Primitive Root of a Prime

Question

I have a problem to solve that is the following,

I have a big prime number and i need to test if for example 2 is a primitive root a this big prime number, is there any easy way of doing this?

Thanks in advance.

Answer 1

We answer the question about $2$ and $19$ raised in a comment, and generalize somewhat.

We want to know whether $2$ has order $18$ modulo $19$. If it doesn't, then $2^6\equiv 1\pmod{19}$ or $2^9\equiv 1\pmod{19}$. For the order of $2$ divides $18$, and if it is not $18$, it must divide $6$ or $9$.

Note that $2^6=64\equiv 7\pmod{19}$. So $2^9\equiv 8\cdot 7=56\equiv -1\pmod{19}$, and we are finished: $2$ is a primitive root.

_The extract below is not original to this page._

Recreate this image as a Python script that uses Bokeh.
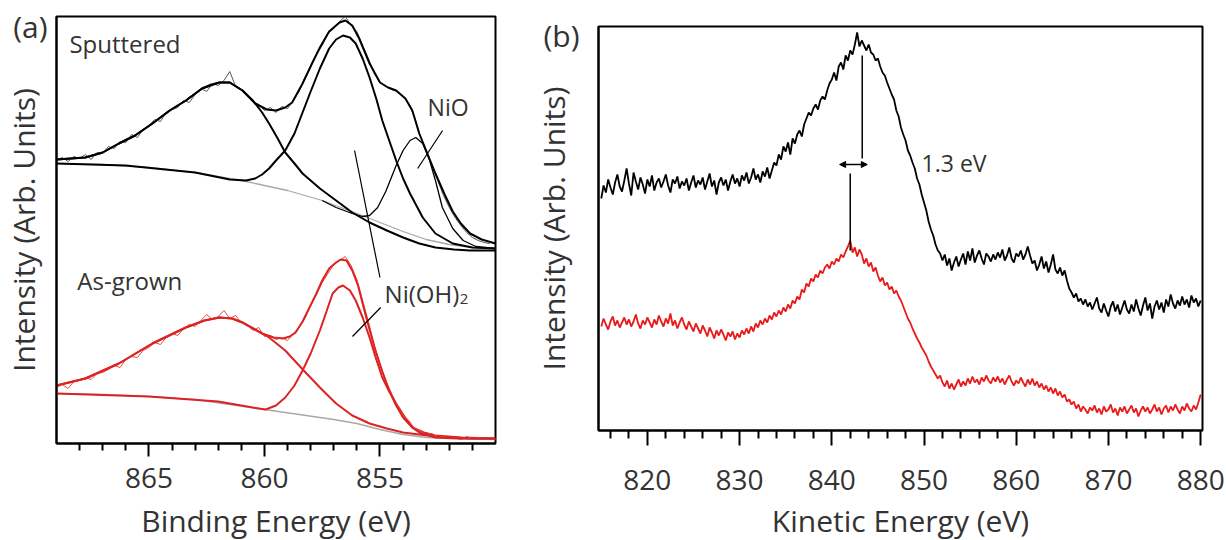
from bokeh.plotting import figure
from bokeh.models import Range1d, FixedTicker, Label, Arrow, NormalHead, Spacer
from bokeh.layouts import row, column
from bokeh.embed import file_html
from bokeh.resources import INLINE

FONT = "Open Sans"
TXT = "#333333"
RED_A = "#dc2222"
RED_B = "#ea1a1a"
BG_GRAY = "#a8a8a8"

# ---------------- panel (a): Ni 2p XPS, binding energy ----------------
a_major_ticks = [865, 860, 855]
a_minor_ticks = [868, 867, 866, 864, 863, 862, 861, 859, 858, 857, 856, 854, 853, 852, 851]

# measured spectra, 0.25 eV steps from 869 eV downwards
a_data_start = 869.0
a_data_step = -0.25
sput_data = [
    283, 286, 282, 287, 285, 289, 284, 291, 290, 297, 295, 302, 301, 309, 306, 314,
    318, 324, 322, 331, 334, 336, 343, 341, 349, 355, 352, 360, 358, 363, 372, 357,
    354, 349, 342, 339, 333, 336, 331, 337, 335, 343, 352, 366, 377, 389, 398, 410,
    415, 422, 427, 418, 412, 398, 385, 370, 361, 357, 354, 352, 347, 340, 326, 307,
    293, 278, 263, 248, 236, 226, 218, 211, 206, 203, 201, 200,
]
grown_data = [
    56, 59, 55, 62, 63, 66, 64, 70, 71, 74, 78, 76, 84, 87, 86, 93,
    96, 101, 99, 106, 110, 108, 115, 119, 117, 123, 129, 124, 127, 133, 125, 128,
    121, 119, 113, 116, 107, 108, 104, 106, 103, 110, 116, 125, 138, 149, 161, 170,
    179, 183, 187, 178, 164, 143, 122, 99, 80, 63, 50, 38, 28, 23, 15, 13,
    9, 10, 6, 7, 5, 6, 4, 7, 5, 6, 5, 6,
]

# Sputtered fit
sput_bg_e = [869, 867, 865, 863, 861, 859, 857.5, 856, 855, 854, 853, 852, 851, 850]
sput_bg_y = [280, 279, 276, 271, 263, 253, 243, 230, 221, 212, 204, 199, 196, 195]
sput_sat_e = [869, 867.75, 867.0, 866.3, 865.6, 864.85, 864.1, 863.4, 862.7, 862.3, 861.95,
              861.5, 860.95, 860.5, 860.1, 859.8, 859.45, 859.1, 858.7, 858.35, 857.6,
              856.9, 856.2, 855.45, 854.7, 854.0, 853.3, 852.6, 851.8, 851.1, 850]
sput_sat_y = [284, 286, 291, 300, 308, 320, 333, 343, 355, 359, 361,
              361, 353, 343, 331, 320, 306, 291, 280, 270, 255,
              243, 231, 221, 213, 206, 200, 196, 194, 193, 193]
sput_main_e = [869, 866, 863, 861.5, 860.8, 860.4, 860.1, 859.8, 859.5, 859.1, 858.7,
               858.35, 858.0, 857.6, 857.2, 856.9, 856.6, 856.3, 856.05, 855.75, 855.45,
               855.15, 854.9, 854.6, 854.3, 854.0, 853.7, 853.15, 852.6, 851.85, 851.0, 850]
sput_main_y = [280, 278, 271, 264, 263, 265, 269, 275, 283, 293, 310,
               331, 352, 375, 395, 404, 408, 406, 400, 385, 366,
               344, 323, 303, 283, 265, 250, 226, 210, 200, 196, 195]
sput_nio_e = [857.5, 856.9, 856.2, 855.75, 855.45, 855.1, 854.75, 854.3, 854.0, 853.7,
              853.45, 853.15, 852.85, 852.6, 852.3, 851.85, 851.4, 850.85, 850]
sput_nio_y = [243, 236, 230, 227, 228, 236, 252, 278, 293, 303,
              306, 300, 283, 263, 236, 215, 203, 197, 195]
sput_fit_e = [869, 867.75, 867, 866.3, 865.6, 864.85, 864.1, 863.4, 862.7, 861.95, 861.5,
              860.95, 860.4, 859.9, 859.5, 859.1, 858.8, 858.35, 857.9, 857.6, 857.2,
              856.75, 856.5, 856.2, 855.9, 855.45, 855.0, 854.65, 854.3, 853.9, 853.6,
              853.3, 852.95, 852.6, 852.2, 851.85, 851.5, 851.1, 850.6, 850]
sput_fit_y = [284, 286, 291, 300, 308, 320, 333, 343, 355, 361, 361,
              353, 340, 334, 333, 336, 341, 360, 382, 396, 412,
              421, 423, 418, 405, 380, 361, 356, 353, 345, 333,
              310, 290, 270, 249, 232, 220, 210, 204, 200]

# As-grown fit
grown_bg_e = [869, 867, 865, 863, 861.5, 860, 858.5, 857, 856, 855, 854, 853, 852, 850]
grown_bg_y = [50, 49, 47, 44, 39, 34, 29, 24, 20, 14, 9, 6, 5, 4]
grown_sat_e = [869, 867.75, 866.3, 864.85, 863.4, 862.6, 861.95, 861.4, 860.95, 860.4, 859.8,
               859.1, 858.3, 857.6, 856.9, 856.2, 855.45, 854.7, 854.0, 852.6, 851.0, 850]
grown_sat_y = [58, 65, 80, 100, 116, 123, 126, 125, 121, 114, 106,
               93, 73, 56, 40, 28, 20, 15, 11, 7, 5, 5]
grown_main_e = [869, 865, 862, 860.5, 859.95, 859.5, 859.1, 858.7, 858.35, 858.0, 857.6,
                857.3, 857.05, 856.8, 856.6, 856.3, 856.05, 855.75, 855.45, 855.2, 854.9,
                854.6, 854.3, 854.0, 853.6, 853.1, 852.6, 851.5, 850]
grown_main_y = [50, 47, 42, 36, 34, 38, 46, 58, 73, 90, 113,
                133, 150, 156, 158, 153, 143, 126, 106, 87, 66,
                52, 40, 29, 16, 11, 8, 6, 5]
grown_fit_e = [869, 867.75, 866.3, 864.85, 863.4, 862.6, 861.95, 861.4, 860.95, 860.5, 860.1,
               859.6, 859.2, 858.9, 858.65, 858.35, 858.05, 857.75, 857.5, 857.2, 856.9,
               856.7, 856.45, 856.2, 855.95, 855.75, 855.5, 855.2, 854.9, 854.6, 854.3,
               854.0, 853.6, 853.3, 852.6, 851.5, 850]
grown_fit_y = [58, 65, 80, 100, 116, 123, 126, 125, 121, 115, 110,
               106, 105, 107, 111, 122, 136, 150, 163, 175, 181,
               184, 183, 173, 158, 140, 118, 93, 72, 53, 38,
               26, 16, 11, 6, 5, 5]

# ---------------- panel (b): Auger, kinetic energy ----------------
b_major_ticks = [820, 830, 840, 850, 860, 870, 880]
b_minor_ticks = [816, 818, 822, 824, 826, 828, 832, 834, 836, 838, 842, 844, 846, 848,
                 852, 854, 856, 858, 862, 864, 866, 868, 872, 874, 876, 878]
b_data_start = 815.0
b_data_step = 0.25
b_sputtered = [
    232, 245, 238, 251, 243, 236, 248, 256, 244, 239, 250, 262, 247, 235, 258, 249,
    241, 253, 246, 237, 251, 244, 255, 240, 248, 252, 243, 249, 256, 245, 238, 251,
    247, 254, 242, 249, 245, 252, 240, 248, 255, 243, 250, 246, 253, 241, 249, 257,
    244, 250, 236, 248, 253, 245, 251, 240, 249, 256, 247, 252, 244, 255, 250, 258,
    247, 253, 262, 251, 256, 248, 259, 254, 263, 252, 260, 268, 265, 276, 271, 284,
    279, 288, 276, 292, 287, 296, 300, 294, 306, 312, 318, 315, 322, 326, 321, 330,
    334, 331, 340, 347, 351, 358, 350, 364, 368, 361, 375, 370, 380, 376, 386, 398,
    384, 390, 385, 380, 386, 378, 376, 370, 372, 364, 358, 355, 348, 342, 336, 331,
    320, 314, 303, 296, 290, 280, 275, 268, 262, 252, 246, 236, 228, 220, 209, 201,
    195, 186, 180, 177, 170, 176, 165, 172, 160, 168, 174, 164, 171, 177, 166, 179,
    170, 182, 168, 175, 180, 172, 166, 177, 174, 169, 176, 171, 178, 173, 181, 170,
    175, 183, 172, 168, 177, 174, 180, 171, 176, 184, 175, 167, 170, 160, 166, 174,
    162, 169, 158, 166, 176, 161, 157, 163, 155, 160, 150, 142, 138, 133, 137, 129,
    132, 126, 131, 124, 128, 121, 127, 133, 122, 118, 127, 120, 114, 124, 129, 119,
    126, 116, 123, 130, 121, 117, 126, 119, 131, 122, 115, 125, 133, 120, 127, 112,
    124, 130, 121, 128, 118, 131, 124, 136, 127, 122, 130, 125, 134, 126, 131, 123,
    135, 128, 132, 124, 130,
]
b_as_grown = [
    104, 112, 106, 101, 109, 114, 105, 110, 103, 108, 113, 106, 111, 104, 109, 116,
    107, 102, 110, 106, 113, 108, 103, 111, 106, 115, 109, 104, 112, 107, 117, 105,
    110, 102, 108, 113, 106, 101, 109, 104, 99, 107, 102, 97, 105, 100, 94, 103,
    98, 92, 100, 95, 101, 96, 90, 98, 94, 99, 91, 97, 93, 100, 96, 102,
    97, 104, 99, 107, 103, 110, 106, 112, 108, 115, 111, 118, 114, 120, 116, 123,
    119, 126, 122, 130, 127, 134, 131, 141, 138, 147, 144, 152, 149, 156, 153, 160,
    157, 163, 166, 162, 169, 166, 172, 169, 176, 173, 179, 184, 190, 178, 183, 174,
    181, 176, 167, 172, 164, 168, 159, 163, 155, 149, 153, 145, 148, 141, 144, 137,
    140, 134, 130, 124, 118, 112, 108, 102, 97, 92, 88, 83, 79, 75, 69, 64,
    60, 56, 52, 55, 48, 44, 50, 42, 47, 41, 46, 51, 44, 49, 45, 52,
    47, 54, 48, 51, 46, 53, 49, 55, 50, 47, 53, 49, 54, 48, 52, 46,
    51, 55, 49, 45, 50, 47, 53, 48, 44, 51, 46, 52, 45, 49, 43, 47,
    41, 45, 39, 43, 37, 42, 35, 39, 33, 36, 29, 31, 26, 29, 22, 26,
    19, 24, 21, 17, 23, 20, 25, 18, 22, 16, 24, 19, 21, 26, 18, 22,
    15, 23, 19, 24, 17, 21, 25, 18, 22, 14, 20, 24, 19, 23, 17, 21,
    26, 19, 23, 16, 22, 25, 18, 24, 20, 26, 21, 17, 24, 20, 27, 22,
    19, 25, 21, 28, 36,
]
b_peak_sputtered = 843.3
b_peak_grown = 842.0

a_energy = [a_data_start + a_data_step * i for i in range(len(sput_data))]
b_energy = [b_data_start + b_data_step * i for i in range(len(b_sputtered))]


def style_common(p, major, minor, title, tick_out, minor_out, lab_standoff, title_standoff,
                 panel_tag, tag_pos, tag_standoff, y_title_standoff):
    p.grid.visible = False
    p.outline_line_color = "black"
    p.outline_line_width = 2
    p.background_fill_color = "white"
    p.border_fill_color = "white"
    # left axis: carries the panel tag "(a)"/"(b)" as its single tick label and the title
    ya = p.yaxis[0]
    ya.ticker = FixedTicker(ticks=[tag_pos])
    ya.major_label_overrides = {tag_pos: panel_tag}
    ya.major_tick_out = 0
    ya.major_tick_in = 0
    ya.minor_tick_out = 0
    ya.major_tick_line_color = None
    ya.major_label_standoff = tag_standoff
    ya.major_label_text_font = FONT
    ya.major_label_text_font_size = "30px"
    ya.major_label_text_color = TXT
    ya.axis_line_width = 2
    ya.axis_label = "Intensity (Arb. Units)"
    ya.axis_label_standoff = y_title_standoff
    ya.axis_label_text_font = FONT
    ya.axis_label_text_font_size = "30px"
    ya.axis_label_text_font_style = "normal"
    ya.axis_label_text_color = TXT
    xa = p.xaxis[0]
    xa.ticker = FixedTicker(ticks=major, minor_ticks=minor)
    xa.major_tick_in = 0
    xa.major_tick_out = tick_out
    xa.minor_tick_in = 0
    xa.minor_tick_out = minor_out
    xa.major_tick_line_width = 2
    xa.minor_tick_line_width = 2
    xa.axis_line_width = 2
    xa.major_label_standoff = lab_standoff
    xa.major_label_text_font = FONT
    xa.major_label_text_font_size = "28px"
    xa.major_label_text_color = TXT
    xa.axis_label = title
    xa.axis_label_standoff = title_standoff
    xa.axis_label_text_font = FONT
    xa.axis_label_text_font_size = "30px"
    xa.axis_label_text_font_style = "normal"
    xa.axis_label_text_color = TXT


def lab(p, x, y, text, size="24px"):
    p.add_layout(Label(x=x, y=y, text=text,
                       text_font=FONT, text_font_size=size, text_color=TXT,
                       text_baseline="middle", text_align="left"))


# ---------- figure (a) ----------
pa = figure(title=None, frame_width=439, frame_height=427,
            min_border_left=54, min_border_right=35, min_border_top=16, min_border_bottom=97,
            x_range=Range1d(869, 850), y_range=Range1d(0, 427),
            output_backend="svg", toolbar_location=None)
style_common(pa, a_major_ticks, a_minor_ticks, "Binding Energy (eV)", 13, 7, 11, 9,
             "(a)", 417, 9, -34)

# sputtered
pa.line(sput_bg_e, sput_bg_y, line_color=BG_GRAY, line_width=1.3)
pa.line(sput_sat_e, sput_sat_y, line_color="black", line_width=2)
pa.line(sput_main_e, sput_main_y, line_color="black", line_width=2)
pa.line(sput_nio_e, sput_nio_y, line_color="black", line_width=1.3)
pa.line(a_energy, sput_data, line_color="#555555", line_width=1)
pa.line(sput_fit_e, sput_fit_y, line_color="black", line_width=2)
# as-grown
pa.line(grown_bg_e, grown_bg_y, line_color=BG_GRAY, line_width=1.3)
pa.line(grown_sat_e, grown_sat_y, line_color=RED_A, line_width=2)
pa.line(grown_main_e, grown_main_y, line_color=RED_A, line_width=2)
pa.line(a_energy, grown_data, line_color="#e44a4a", line_width=1)
pa.line(grown_fit_e, grown_fit_y, line_color=RED_A, line_width=2)

# pointer lines
pa.segment(x0=[852.29, 856.1, 854.97], y0=[313, 293, 136],
           x1=[853.37, 855.0, 856.19], y1=[275, 166, 107],
           line_color="black", line_width=1.2)

lab(pa, 868.44, 400, "Sputtered", "24px")
lab(pa, 868.1, 163, "As-grown", "24px")
lab(pa, 852.94, 337, "NiO", "23px")
lab(pa, 854.8, 150, "Ni(OH)", "24px")
lab(pa, 851.55, 145, "2", "15px")

# ---------- figure (b) ----------
pb = figure(title=None, frame_width=604, frame_height=404,
            min_border_left=66, min_border_right=28, min_border_top=16, min_border_bottom=100,
            x_range=Range1d(814.7, 880.2), y_range=Range1d(0, 404),
            output_backend="svg", toolbar_location=None)
style_common(pb, b_major_ticks, b_minor_ticks, "Kinetic Energy (eV)", 15, 8, 24, 7,
             "(b)", 403.5, 19, -34)

pb.line(b_energy, b_sputtered, line_color="black", line_width=1.8)
pb.line(b_energy, b_as_grown, line_color=RED_B, line_width=1.8)

pb.segment(x0=[b_peak_sputtered, b_peak_grown], y0=[375, 257],
           x1=[b_peak_sputtered, b_peak_grown], y1=[272, 180],
           line_color="black", line_width=1.5)
pb.add_layout(Arrow(start=NormalHead(size=6, fill_color="black", line_color="black"),
                    end=NormalHead(size=6, fill_color="black", line_color="black"),
                    x_start=840.85, y_start=266, x_end=843.85, y_end=266,
                    line_color="black", line_width=1.3))
lab(pb, 849.74, 268, "1.3 eV", "23px")

layout = row(pa, column(Spacer(width=696, height=10), pb))
open("out.html", "w").write(file_html(layout, INLINE))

In general, suppose that $p-1$ has the prime power factorization $p_1^{a_1}\cdots p_k^{a_k}$. Then if $a$ has order $\lt p-1$ modulo $p$, we must have that $a^{m_i}\equiv 1\pmod{p}$ for some $m_i$, where $m_i=\frac{p-1}{p_i}$.

If we can determine the primes that divides $p-1$ cheaply (a very big if!) then modular exponentiation can be used to settle the question of whether $a$ is a primitive root of $p$. Modular exponentiation is fast, even for large $p$, if we use the binary method.

Added: Suppose that $d\lt p-1$ is the order of $a$ modulo $p$, where $p-1=p_1^{a_1}\cdots p_k^{a_k}$. Then $d=p_1^{b_1}\cdots p_k^{b_k}$ where some of the $b_i$ may be $0$, and $b_i\le a_i$ for all $i$, and $b_i\lt a_i$ for at least one $i$.

In that case, $d$ divides $\frac{p-1}{p_i}$, and therefore if $a^d\equiv 1\pmod{p}$, we must also have $a^{(p-1)/p_i}\equiv 1\pmod{p}$. Thus to test whether some power of $a$ les than $p-1$ is congruent to $1$, we need only test the powers $\frac{p-1}{p_i}$.